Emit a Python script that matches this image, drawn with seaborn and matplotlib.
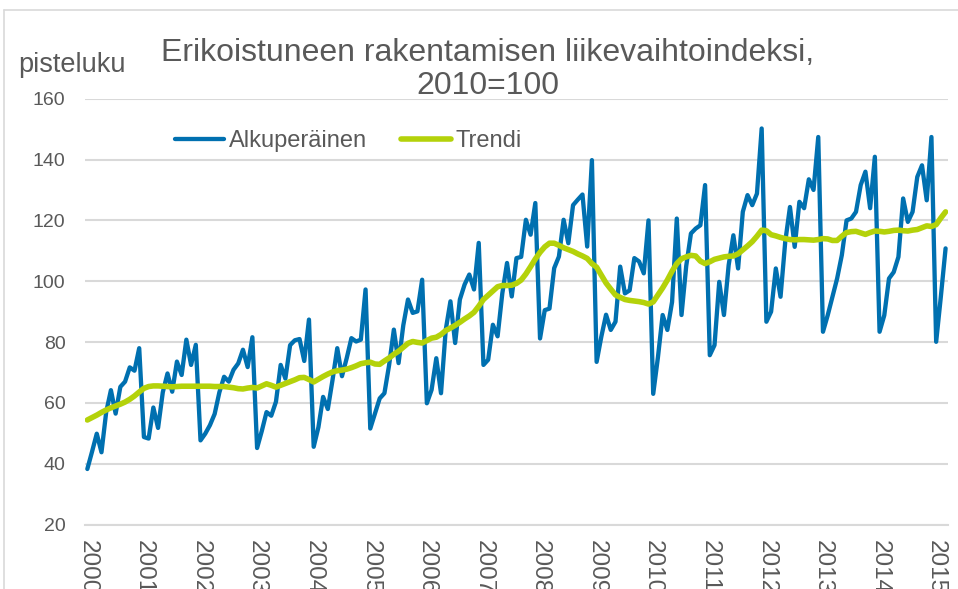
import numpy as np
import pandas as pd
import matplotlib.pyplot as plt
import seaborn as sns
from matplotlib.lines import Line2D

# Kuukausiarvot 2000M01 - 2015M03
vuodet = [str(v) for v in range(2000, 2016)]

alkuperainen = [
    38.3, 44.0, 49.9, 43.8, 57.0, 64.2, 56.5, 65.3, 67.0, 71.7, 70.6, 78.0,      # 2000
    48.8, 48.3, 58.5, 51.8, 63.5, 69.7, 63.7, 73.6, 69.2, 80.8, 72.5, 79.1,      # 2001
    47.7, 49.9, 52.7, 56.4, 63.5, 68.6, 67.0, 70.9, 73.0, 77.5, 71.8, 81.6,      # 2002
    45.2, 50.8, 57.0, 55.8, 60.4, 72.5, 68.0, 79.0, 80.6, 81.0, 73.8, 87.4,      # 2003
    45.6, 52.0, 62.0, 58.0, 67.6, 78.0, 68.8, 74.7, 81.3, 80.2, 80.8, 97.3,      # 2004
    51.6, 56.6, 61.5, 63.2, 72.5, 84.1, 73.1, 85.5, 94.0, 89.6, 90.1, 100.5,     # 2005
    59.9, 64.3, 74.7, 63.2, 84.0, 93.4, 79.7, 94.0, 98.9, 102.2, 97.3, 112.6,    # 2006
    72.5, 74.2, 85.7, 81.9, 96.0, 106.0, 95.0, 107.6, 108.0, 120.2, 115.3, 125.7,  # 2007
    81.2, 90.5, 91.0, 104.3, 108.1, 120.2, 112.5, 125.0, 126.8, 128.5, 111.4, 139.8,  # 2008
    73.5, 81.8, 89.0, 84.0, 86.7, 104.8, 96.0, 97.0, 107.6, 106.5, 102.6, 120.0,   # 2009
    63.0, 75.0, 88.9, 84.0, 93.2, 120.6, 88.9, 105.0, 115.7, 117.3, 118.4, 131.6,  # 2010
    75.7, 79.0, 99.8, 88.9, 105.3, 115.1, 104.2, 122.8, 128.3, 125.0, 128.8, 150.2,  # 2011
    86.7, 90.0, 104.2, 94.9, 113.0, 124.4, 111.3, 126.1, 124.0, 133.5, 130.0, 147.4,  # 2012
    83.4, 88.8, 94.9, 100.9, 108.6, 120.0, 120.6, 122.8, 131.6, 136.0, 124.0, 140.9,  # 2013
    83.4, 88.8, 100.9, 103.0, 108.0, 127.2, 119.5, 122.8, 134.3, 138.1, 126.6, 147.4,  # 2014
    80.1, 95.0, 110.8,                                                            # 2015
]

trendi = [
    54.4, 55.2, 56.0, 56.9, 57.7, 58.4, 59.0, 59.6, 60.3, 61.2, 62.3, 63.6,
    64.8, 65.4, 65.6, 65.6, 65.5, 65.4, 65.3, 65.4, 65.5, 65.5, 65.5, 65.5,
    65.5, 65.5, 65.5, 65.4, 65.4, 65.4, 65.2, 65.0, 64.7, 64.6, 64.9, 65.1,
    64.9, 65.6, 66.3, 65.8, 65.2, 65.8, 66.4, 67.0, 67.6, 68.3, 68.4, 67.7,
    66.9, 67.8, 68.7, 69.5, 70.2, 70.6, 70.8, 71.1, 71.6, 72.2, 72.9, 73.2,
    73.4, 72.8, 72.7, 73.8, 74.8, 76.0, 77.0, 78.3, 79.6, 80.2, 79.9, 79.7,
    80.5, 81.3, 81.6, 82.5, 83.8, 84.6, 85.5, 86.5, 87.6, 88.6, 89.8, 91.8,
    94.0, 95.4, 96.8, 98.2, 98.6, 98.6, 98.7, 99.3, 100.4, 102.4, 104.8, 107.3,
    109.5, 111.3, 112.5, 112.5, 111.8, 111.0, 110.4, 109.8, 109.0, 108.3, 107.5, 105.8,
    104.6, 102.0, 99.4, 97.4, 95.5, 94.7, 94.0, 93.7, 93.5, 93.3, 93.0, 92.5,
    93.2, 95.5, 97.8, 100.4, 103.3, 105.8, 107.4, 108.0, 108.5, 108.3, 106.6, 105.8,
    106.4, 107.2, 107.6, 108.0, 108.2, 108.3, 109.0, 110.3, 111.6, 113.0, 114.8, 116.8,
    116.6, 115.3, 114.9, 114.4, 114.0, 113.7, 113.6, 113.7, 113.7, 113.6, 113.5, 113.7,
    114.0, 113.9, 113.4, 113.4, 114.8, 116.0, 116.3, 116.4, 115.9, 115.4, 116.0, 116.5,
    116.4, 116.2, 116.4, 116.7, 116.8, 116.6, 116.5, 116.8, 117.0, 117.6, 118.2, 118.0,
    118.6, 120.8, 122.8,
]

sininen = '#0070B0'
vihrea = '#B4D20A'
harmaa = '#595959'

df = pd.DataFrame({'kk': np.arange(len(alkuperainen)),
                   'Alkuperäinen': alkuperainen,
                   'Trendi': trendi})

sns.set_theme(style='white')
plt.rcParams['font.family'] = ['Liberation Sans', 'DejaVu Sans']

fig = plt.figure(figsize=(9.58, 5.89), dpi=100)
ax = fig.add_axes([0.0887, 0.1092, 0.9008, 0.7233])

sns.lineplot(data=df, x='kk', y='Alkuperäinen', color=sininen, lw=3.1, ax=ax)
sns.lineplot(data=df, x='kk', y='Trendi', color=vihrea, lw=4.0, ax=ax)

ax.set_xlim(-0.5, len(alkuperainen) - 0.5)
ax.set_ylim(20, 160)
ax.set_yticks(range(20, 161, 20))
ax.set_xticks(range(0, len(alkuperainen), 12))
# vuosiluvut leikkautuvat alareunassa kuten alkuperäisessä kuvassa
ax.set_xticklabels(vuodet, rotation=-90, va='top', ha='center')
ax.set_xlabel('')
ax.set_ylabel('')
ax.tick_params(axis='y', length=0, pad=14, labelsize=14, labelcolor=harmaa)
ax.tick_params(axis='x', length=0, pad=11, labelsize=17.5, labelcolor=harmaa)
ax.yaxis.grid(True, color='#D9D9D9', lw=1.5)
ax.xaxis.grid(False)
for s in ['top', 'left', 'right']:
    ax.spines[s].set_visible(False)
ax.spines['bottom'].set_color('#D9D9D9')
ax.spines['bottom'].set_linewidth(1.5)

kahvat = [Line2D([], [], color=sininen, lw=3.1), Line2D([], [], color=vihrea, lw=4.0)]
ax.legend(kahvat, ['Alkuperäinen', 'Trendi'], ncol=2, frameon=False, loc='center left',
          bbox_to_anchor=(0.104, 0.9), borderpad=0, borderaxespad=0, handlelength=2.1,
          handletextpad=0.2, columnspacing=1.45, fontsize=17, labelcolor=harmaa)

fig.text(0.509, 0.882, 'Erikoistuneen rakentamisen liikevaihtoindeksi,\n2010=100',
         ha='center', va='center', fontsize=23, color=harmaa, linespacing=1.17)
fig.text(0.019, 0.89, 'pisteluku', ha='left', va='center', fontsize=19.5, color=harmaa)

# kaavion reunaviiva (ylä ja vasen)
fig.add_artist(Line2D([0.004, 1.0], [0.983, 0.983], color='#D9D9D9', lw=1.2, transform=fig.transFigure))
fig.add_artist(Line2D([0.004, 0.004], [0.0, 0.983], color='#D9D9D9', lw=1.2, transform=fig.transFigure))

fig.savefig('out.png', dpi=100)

## TASK
Each line from the top of the material through the line containing "vuodet = [str(v) for v in range(2000, 2016)]" should be reproduced exactly; please drop any images.

## RESPONSE TO THE TASK
Emit a Python script that matches this image, drawn with seaborn and matplotlib.
import numpy as np
import pandas as pd
import matplotlib.pyplot as plt
import seaborn as sns
from matplotlib.lines import Line2D

# Kuukausiarvot 2000M01 - 2015M03
vuodet = [str(v) for v in range(2000, 2016)]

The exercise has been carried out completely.